In comparison, The Road has 2.5 characters (father, son, and the combination of everybody else in the book), and no story to speak of, and I was certainly NOT invested in any aspect of that one; the prose was simply what tipped me over into the hater camp.

This book - with the help of the the audio - was SOLID.

The characters? Well realized. The dialogue? Made the characters truly come alive. The setting? Immersively desolate - though not empty. The plot itself? At times confusing, but with some crazy gut punches and...payoff(?) that really had me thinking.

Where the end of my time with The Road saw me empty because it never truly filled me with anything substantial in the first place, No Country for Old Men left me empty because it ripped my abdomen out of my, er, abdomen.


Sheriff Bell is a fantastic framing for the story that starts the book with intrigue and ends it with frankly NO resolution - by design, and succeeding (the character feels no resolution to the tale being told, and so we don't either; it was a fantastic choice on McCarthy's end).

Llewelyn Moss is a great character that is both entirely relatable and not at all, and it makes him fascinating to follow, including through the eyes of Sheriff Bell and a couple of other characters in the story. This character has all of my favorite..."normal" interactions, including a scene where the dialogue and the back-and-forth with another girl was just SO DAMN ENDEARING, I couldn't help but love these characters and hope for them.

Anton Chigurh...well, there's not enough I can say about this villain. SUCH. A. GOOD. VILLAIN. Chilling, cold, terrifying. Every scene he was in - especially when he interacted with other people - very nearly had me shaking in my boots. Like...I honestly can't say anything more than that. He's so fucking good. An all time favorite FOR SURE, and singlehandedly the reason why I - and surely thousands of others - have second-guessed our desire to deal with strangers, especially in customer-service job positions.
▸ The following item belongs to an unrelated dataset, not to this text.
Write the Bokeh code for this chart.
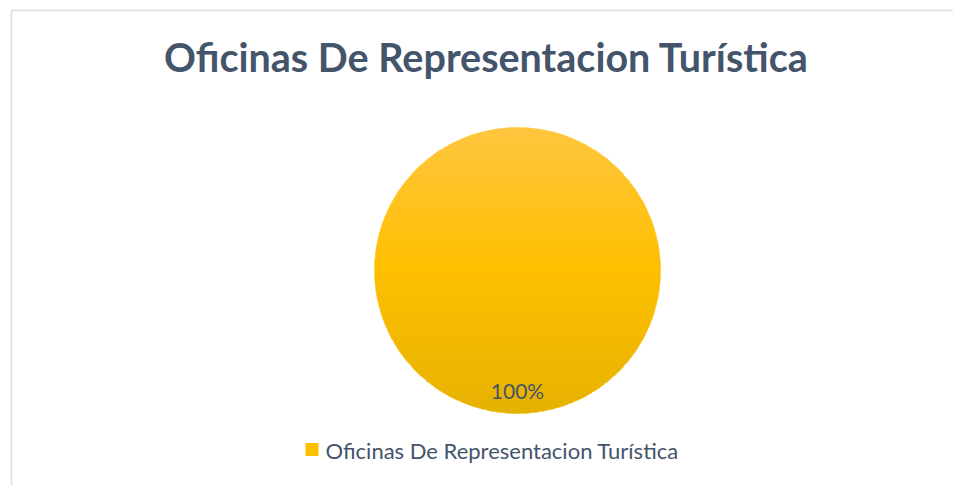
import numpy as np
from bokeh.plotting import figure
from bokeh.models import Range1d, ColumnDataSource
from bokeh.core.properties import value
from bokeh.embed import file_html
from bokeh.resources import INLINE

# ---- data ----
categories = ["Oficinas De Representacion Turística"]
values = [100]
pct_labels = ["100%"]
title_text = "Oficinas De Representacion Turística"

# ---- layout helpers (page pixel -> data units) ----
W, H = 953, 485
def Y(page_y):
    return H - page_y

p = figure(width=W, height=H, output_backend="svg", toolbar_location=None,
           x_range=Range1d(0, W), y_range=Range1d(0, H),
           min_border=0, outline_line_color=None, background_fill_color="white",
           border_fill_color="white")
p.axis.visible = False
p.grid.visible = False

# chart border
p.quad(left=[11], right=[975], bottom=[-20], top=[Y(10)], fill_color=None,
       line_color="#D9DEE8", line_width=1.5)

# pie
cx, cy, r = 517, Y(270), 143
total = float(sum(values))
fr = np.array(values) / total
ends = np.cumsum(fr) * 2 * np.pi
starts = np.concatenate([[0.0], ends[:-1]])
src = ColumnDataSource(dict(cat=categories, start=starts + np.pi / 2, end=ends + np.pi / 2,
                            label=pct_labels))
p.wedge(x=cx, y=cy, radius=r, start_angle="start", end_angle="end", source=src,
        fill_color="#FFC000", line_color=None)

# subtle vertical gradient shading over the slice
n = 2 * r + 2
yy, xx = np.mgrid[0:n, 0:n]
dx = xx - (n - 1) / 2
dy = yy - (n - 1) / 2
inside = (dx ** 2 + dy ** 2) <= r ** 2
t = yy / (n - 1)  # 0 bottom, 1 top
top_c = np.array([255, 198, 64]); mid_c = np.array([255, 192, 0]); bot_c = np.array([230, 178, 0])
img = np.zeros((n, n, 4), dtype=np.uint8)
for k in range(3):
    ch = np.where(t > 0.5, mid_c[k] + (top_c[k] - mid_c[k]) * (t - 0.5) * 2,
                  bot_c[k] + (mid_c[k] - bot_c[k]) * t * 2)
    img[..., k] = ch.astype(np.uint8)
img[..., 3] = np.where(inside, 255, 0)
rgba = img.view(dtype=np.uint32).reshape((n, n))
p.image_rgba(image=[rgba], x=cx - n / 2, y=cy - n / 2, dw=n, dh=n)

# percentage label
lab = ColumnDataSource(dict(x=[cx], y=[Y(390)], text=pct_labels))
p.text(x="x", y="y", text="text", source=lab, text_font=value("Lato"),
       text_font_size="21px", text_color="#44546A", text_align="center",
       text_baseline="alphabetic")

# title
p.text(x=[486], y=[Y(56)], text=[title_text], text_font=value("Lato"),
       text_font_size="39.5px", text_font_style="bold", text_color="#44546A",
       text_align="center", text_baseline="alphabetic")

# legend
p.rect(x=[311.5], y=[Y(449)], width=13, height=13, fill_color="#FFC000", line_color=None)
p.text(x=[325], y=[Y(450)], text=categories, text_font=value("Lato"),
       text_font_size="22px", text_color="#44546A", text_align="left",
       text_baseline="alphabetic")

open("out.html", "w").write(file_html(p, INLINE))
It's really hard to talk about one of the KEY reasons I consider giving NCFOM 5 stars: Chapter 9. If you know, you know. If you don't? You might have to read. I could always include the moment in a spoiler section here, but I won't. I will in the video review I do - probably eyeing a February 2024 release - but it was just so...yeah.

It was a gut-punch, and it completely changed how I thought of both this book and McCarthy as a whole.
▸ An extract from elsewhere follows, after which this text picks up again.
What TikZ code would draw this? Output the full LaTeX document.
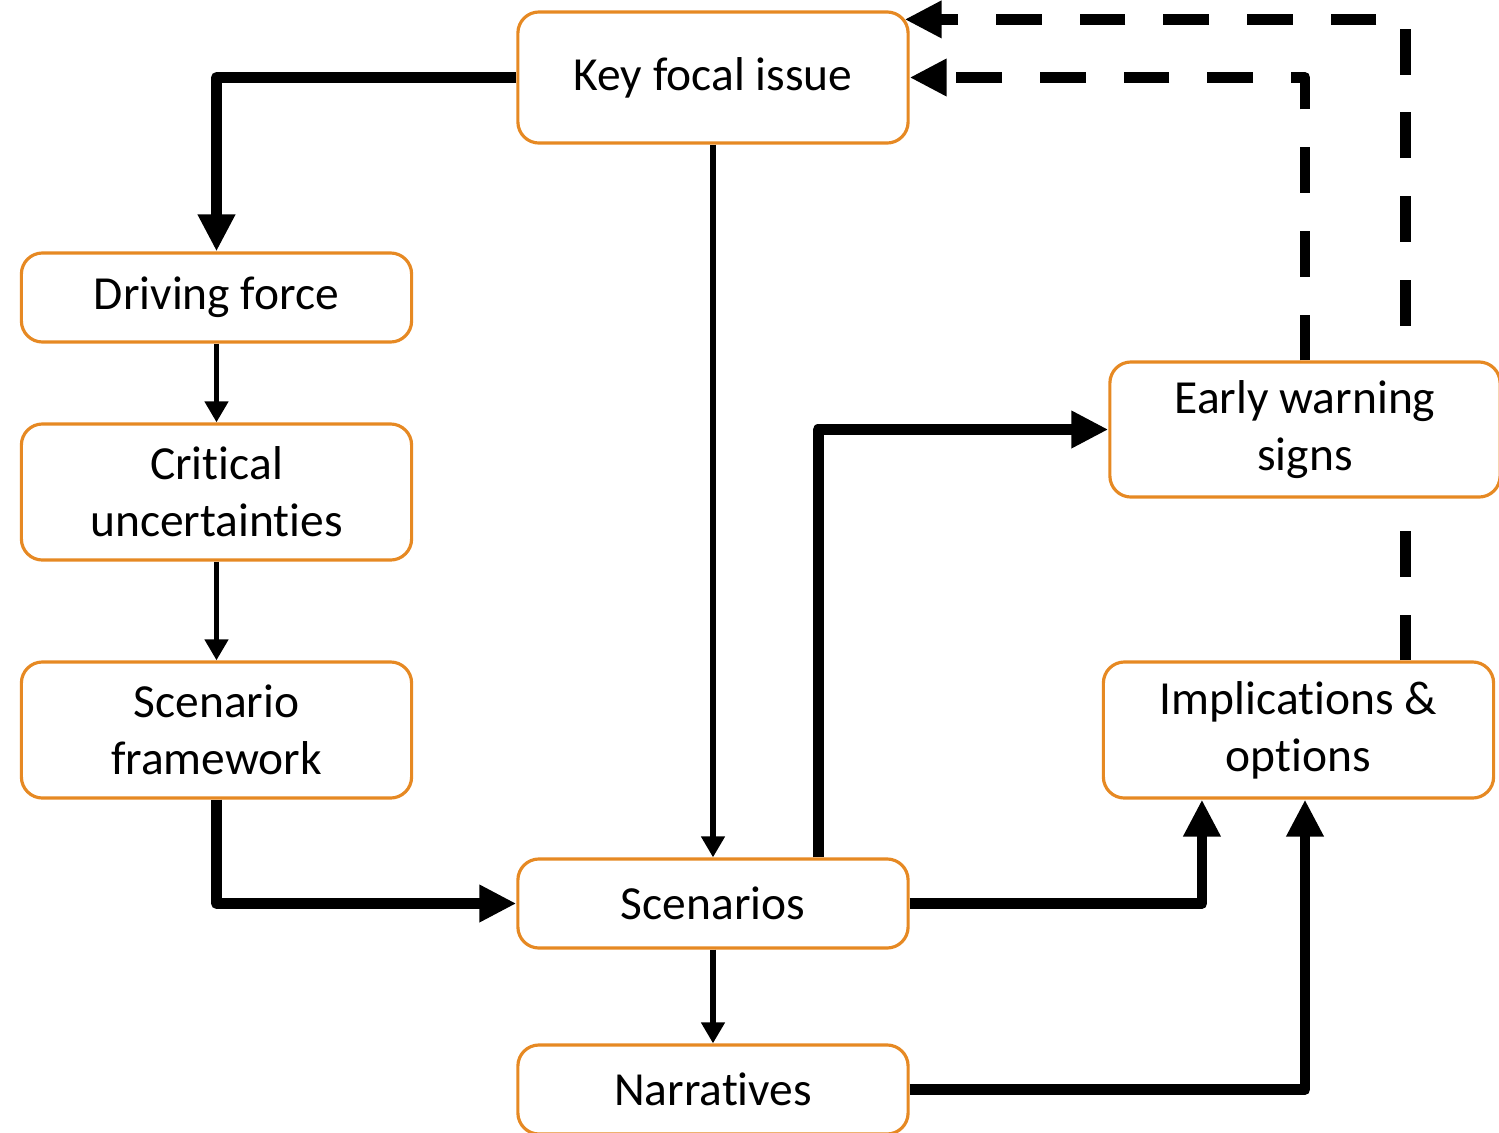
\documentclass[tikz,border=0pt]{standalone}
\usepackage{fontspec}
\setmainfont{Carlito}[Ligatures={NoCommon,NoContextual}]
\usetikzlibrary{arrows.meta,backgrounds}
\definecolor{boxorange}{RGB}{230,137,35}
\begin{document}
\begin{tikzpicture}[x=0.01cm,y=-0.01cm,
	box/.style={draw=boxorange, line width=0.9pt, rounded corners=6pt, fill=white,
		align=center, minimum width=3.9cm, inner sep=0pt,
		font=\fontsize{13.5}{16.3}\selectfont},
	flow/.style={line width=1.7pt, -{Triangle[length=6pt,width=6.5pt]}},
	bigflow/.style={line width=3.1pt, line join=round, -{Triangle[length=10.5pt,width=10pt]}},
	feedback/.style={bigflow, dash pattern=on 13pt off 10.8pt}]
			\useasboundingbox (0,0) rectangle (1499,1133);
			
			\node[box, minimum height=1.31cm](kfi) at (713,77.5) {Key focal issue};
			\node[box, minimum height=0.89cm](df) at (216.5,297.5) {Driving force};
			\node[box, minimum height=1.36cm](cu) at (216.5,492) {Critical\\uncertainties};
			\node[box, minimum height=1.36cm](sf) at (216.5,730) {Scenario\\framework};
			\node[box, minimum height=0.89cm](sc) at (713,903.5) {Scenarios};
			\node[box, minimum height=0.89cm](nar) at (713,1089.5) {Narratives};
			\node[box, minimum height=1.35cm](ews) at (1305,429.5) {Early warning\\signs};
			\node[box, minimum height=1.36cm](io) at (1298.5,730) {Implications \&\\options};
			
			\draw[bigflow](kfi.west) -| (df.north);
			\draw[flow](df) -- (cu);
			\draw[flow](cu) -- (sf);
			\draw[bigflow](sf.south) |- (sc.west);
			\draw[flow](kfi) -- (sc);
			\draw[flow](sc) -- (nar);
			\draw[bigflow]([xshift=1.05cm]sc.north) |- (ews.west);
			\draw[bigflow](sc.east) -| ([xshift=-0.965cm]io.south);
			\draw[bigflow](nar.east) -| (io.south -| ews.south);
			
			\draw[feedback](ews.north) |- (kfi.east);
			\begin{scope}[on background layer]
			\draw[feedback]([xshift=1.065cm]io.north) |- ([xshift=-0.05cm,yshift=-0.09cm]kfi.north east);
			\end{scope}
			\end{tikzpicture}
\end{document}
While I came out of The Road never wanting to touch this author again, I came out of this one (which, I should say, I only started because a friend (hi, Alo!) recommended I try it with audio after he enjoyed it when he, like me, greatly disliked The Road, and then also disliked Blood Meridian)...anyway, I came out of this book WANTing to read more.

Friends have been doing a McCarthy readalong of sorts. The Road was in October (I led that one); Blood Meridian was in November (I skipped that one); No Country for Old Men is December (I nearly skipped this, started on a whim); and the Border Trilogy will be January, February, and March.

I am now thinking I will join along for those 3 books in the trilogy the same way I did with this: some combination of audiobook and immersive reading.


But when it comes right down to it...I can't quite give justice to this book with this review. I'm sure my rambling here has been a wreck. And while I did only rate it 4 stars...I would not argue with a 5-star rating, and mostly only pulled 1 star out of stubborn principle.

I honestly, legitimately, recommend this book to anybody looking to try out McCarthy. It was absolutely worth it, and I'm very glad I gave this an honest shot.